這真是兩塊快磨穿了的陋硯啊,石頭既不出名,雕工也不出眾,可是滿是筆痕,滿是墨跡,這硯台已伴隨他六十多年。順治十五年考秀才用的是它,此後他多少次考場失敗伴隨著的也是它。帶著它上高郵、寶應當幕友,又帶著它教私塾、坐冷板凳。一麵過著“終歲不知肉味,”“貧病出無驢”的苦日子,一邊用這硯台寫他的《聊齋誌異》。這兩方硯台,缺棱少角,記錄下作家辛苦耕耘的一生,幫他為我們的文化寶庫增添了如此瑰麗巨大的財富。硯台旁邊還有一隻銅做的,熏得漆黑的手爐。這手爐使人仿佛看到在苦寒的冬夜,在缺門少窗、透風漏雪的屋內,寫幾頁手凍僵了就烤烤手,烤一刻手緩過勁來又奮筆疾書的窮作家的勞苦相。我於是想到,蒲鬆齡是這麼貧困、而又是這麼富有。他享受的是貧困、獻給人民的是富有。屢考不中,使他到死沒嚐到鳴鑼開道,前呼後擁的滋味,卻使他磨練出多少篇綿繡文章。福兮禍兮?中國並不少他一個封建時代的巨宦或鄉紳,但少不得這樣一位描情述事的聖手,也許考不中的不幸正是他的大幸!

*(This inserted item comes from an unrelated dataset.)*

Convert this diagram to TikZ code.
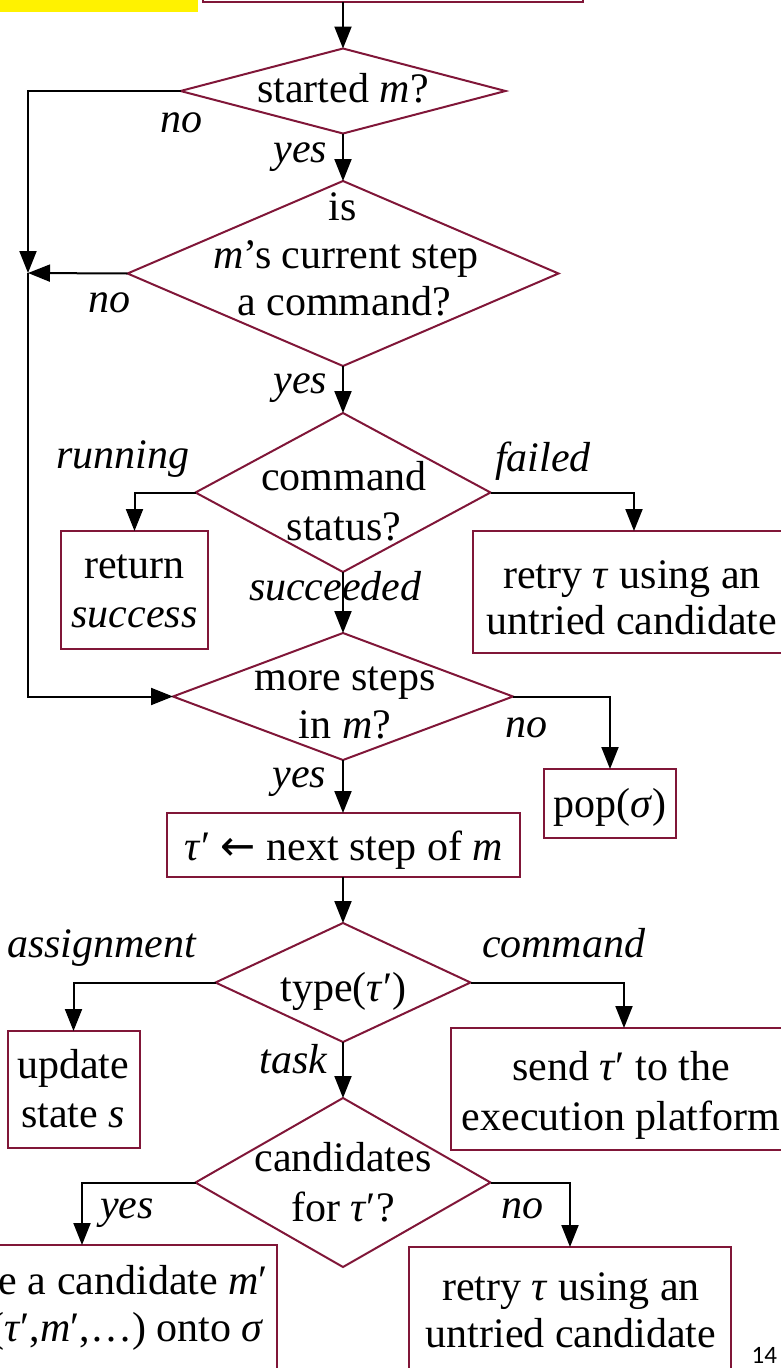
\documentclass[tikz,border=0pt]{standalone}
\usepackage{fontspec}
\setmainfont{Liberation Serif}
\newfontfamily\pagenumfont{Carlito}
\newfontfamily\arrowfont{DejaVu Sans}
\usetikzlibrary{arrows.meta,shapes.geometric}
\definecolor{frame}{RGB}{128,22,56}

\begin{document}
\begin{tikzpicture}[x=1pt,y=-1pt,
  every node/.style={inner sep=0pt, outer sep=0pt},
  box/.style={draw=frame, line width=2pt},
  dia/.style={draw=frame, line width=2pt, shape=diamond},
  conn/.style={draw=black, line width=2pt, -{Triangle[length=22pt,width=17pt]}},
  txt/.style={anchor=base, font=\fontsize{42}{48}\selectfont},
  lbl/.style={font=\fontsize{42}{48}\selectfont\itshape},
]
\useasboundingbox (0,0) rectangle (781,1368);

% highlight strip and the box above the flow
\node[fill=yellow, minimum width=198pt, minimum height=40pt, anchor=south west] (hl) at (0,12) {};
\node[box, minimum width=380pt, minimum height=60pt, anchor=south] (top) at (393,1.5) {};

% decisions
\node[dia, minimum width=325pt, minimum height=85pt]  (d1) at (343,91) {};
\node[dia, minimum width=431pt, minimum height=185pt] (d2) at (343,273.5) {};
\node[dia, minimum width=295pt, minimum height=159pt] (d3) at (343,492.5) {};
\node[dia, minimum width=340pt, minimum height=127pt] (d4) at (343,696.5) {};
\node[dia, minimum width=255pt, minimum height=119pt] (d5) at (343,982.5) {};
\node[dia, minimum width=295pt, minimum height=169pt] (d6) at (343,1182.5) {};

% actions
\node[box, minimum width=147pt, minimum height=118pt] (ret)    at (134.5,590) {};
\node[box, minimum width=322pt, minimum height=122pt] (retryA) at (634,592) {};
\node[box, minimum width=132pt, minimum height=69pt]  (pop)    at (610,803.5) {};
\node[box, minimum width=353pt, minimum height=64pt]  (nxt)    at (343,845) {};
\node[box, minimum width=132pt, minimum height=117pt] (upd)    at (73.5,1089.5) {};
\node[box, minimum width=346pt, minimum height=122pt] (send)   at (624,1089) {};
\node[box, minimum width=390pt, minimum height=150pt] (cand)   at (82,1320) {};
\node[box, minimum width=322pt, minimum height=150pt] (retryB) at (570,1322) {};

\coordinate (j) at (28,273);

% texts inside the decisions
\node[txt] (d1t)  at (343,102) {started \textit{m}?};
\node[txt] (d2t1) at (343,220) {is};
\node[txt] (d2t2) at (346,268) {\textit{m}’s current step};
\node[txt] (d2t3) at (344,315) {a command?};
\node[txt] (d3t1) at (344,490) {command};
\node[txt] (d3t2) at (344,540) {status?};
\node[txt] (d4t1) at (345,690) {more steps};
\node[txt] (d4t2) at (345,738) {in \textit{m}?};
\node[txt] (d5t)  at (343.5,1001) {type(\textit{τ}′)};
\node[txt] (d6t1) at (343,1171) {candidates};
\node[txt] (d6t2) at (343,1221) {for \textit{τ}′?};

% texts inside the actions
\node[txt] (rett1) at (134.5,578) {return};
\node[txt] (rett2) at (134.5,627) {\textit{success}};
\node[txt] (rAt1)  at (632,588) {retry \textit{τ} using an};
\node[txt] (rAt2)  at (632,634) {untried candidate};
\node[txt] (popt)  at (610,817) {pop(\textit{σ})};
\node[txt] (nxtt)  at (344,860) {\textit{τ}′ {\arrowfont ←} next step of \textit{m}};
\node[txt] (updt1) at (73,1078) {update};
\node[txt] (updt2) at (73,1127) {state \textit{s}};
\node[txt] (sendt1) at (621,1080) {send \textit{τ}′ to the};
\node[txt] (sendt2) at (621,1130) {execution platform};
\node[txt, anchor=base east] (cat1) at (268,1294) {e a candidate \textit{m}′};
\node[txt, anchor=base east] (cat2) at (264,1341) {(\textit{τ}′,\textit{m}′,…) onto \textit{σ}};
\node[txt] (rBt1) at (571,1300) {retry \textit{τ} using an};
\node[txt] (rBt2) at (571,1347) {untried candidate};

% branch labels
\node[lbl, anchor=base west] (l1no)  at (160,132) {no};
\node[lbl, anchor=base east] (l1yes) at (327,162) {yes};
\node[lbl, anchor=base west] (l2no)  at (88,312) {no};
\node[lbl, anchor=base east] (l2yes) at (327,393) {yes};
\node[lbl, anchor=base west] (l3run) at (56,468) {running};
\node[lbl, anchor=base west] (l3fail) at (495,471) {failed};
\node[lbl, anchor=base west] (l3ok)  at (249,600) {succeeded};
\node[lbl, anchor=base west] (l4no)  at (505,737) {no};
\node[lbl, anchor=base east] (l4yes) at (326,787) {yes};
\node[lbl, anchor=base west] (l5as)  at (7,957) {assignment};
\node[lbl, anchor=base west] (l5cmd) at (482,957) {command};
\node[lbl, anchor=base east] (l5task) at (327,1073) {task};
\node[lbl, anchor=base west] (l6yes) at (100,1218) {yes};
\node[lbl, anchor=base west] (l6no)  at (501,1218) {no};

% connectors
\draw[conn] (top.south -| d1.north) -- (d1.north);
\draw[conn] (d1.south) -- (d2.north);
\draw[conn] (d1.west) -| (j);
\draw[conn] (d2.west) -- (j);
\draw[conn] (j) |- (d4.west);
\draw[conn] (d2.south) -- (d3.north);
\draw[conn] (d3.west) -| (ret.north);
\draw[conn] (d3.east) -| (retryA.north);
\draw[conn] (d3.south) -- (d4.north);
\draw[conn] (d4.east) -| (pop.north);
\draw[conn] (d4.south) -- (nxt.north);
\draw[conn] (nxt.south) -- (d5.north);
\draw[conn] (d5.west) -| (upd.north);
\draw[conn] (d5.east) -| (send.north);
\draw[conn] (d5.south) -- (d6.north);
\draw[conn] (d6.west) -| (cand.north);
\draw[conn] (d6.east) -| (retryB.north);

% page number
\node[anchor=base east, font=\pagenumfont\fontsize{25}{30}\selectfont] (pg) at (777,1363) {14};
\end{tikzpicture}
\end{document}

蒲鬆齡的文章瑰寶,和他的清貧生活,梗直性格互為依存。人們去蒲鬆齡故居,首先不是看風景,其次也不隻是看古物,要緊的是從遺物中了解那個故人和他所生存的社會麵貌,能不能既把故居故物整修保管好,又不一切翻新,弄得像個高幹住宅,而失去原有基調和氣氛呢?
我從蒲家莊出來時,心中既感到在社會主義中國從事文學工作十分幸福,又麵對蒲鬆齡先生艱苦一生羞愧得不能自已。我走的這段路,蒲鬆齡生前恰也走過,有一天他半夜從甕口回來,突然碰上大雨,人困馬饑,好容易遇到一戶人家,主人卻歎息說自己正揭不開鍋,拿不出人食馬料招待他。他隻好硬著頭皮再往前走。可前邊是什麼路啊!“下關暝黑聞風雷,倒峽翻盆山雨來,”“來時當道僵師臥,我行至此馬騰驚。雲是虎噬遠行客,髑髏齧絕斷股肚。”連滾帶爬,直到雞叫才到“蔑席破敗黃茅卷”的家。如今看著這望不見邊的工礦廠房,萬家燈火的宿舍農莊,車上滿載的棉花、糧食、陶瓷、煤炭,感到和蒲老先生相反,自己從人民身上取得的過分富有了,而獻出的竟是如此貧困。
巴金老師說:“作家不過是一種職業,一個工作崗位。我重視、熱愛這個職業,這個崗位,因為我可以用我的筆戰鬥,通過種種考驗為讀者、為人民服務。”蒲鬆齡的時代,作家還談不上是一種職業。他要靠教書掙飯吃,才得以堅守這個“工作崗位”,為讀者、為人民服務。而他竟服務得這麼好、這麼有成績。這實在對我們是極大的鞭策和激勵。我們應當鞠躬盡瘁,為人民服務得更好些。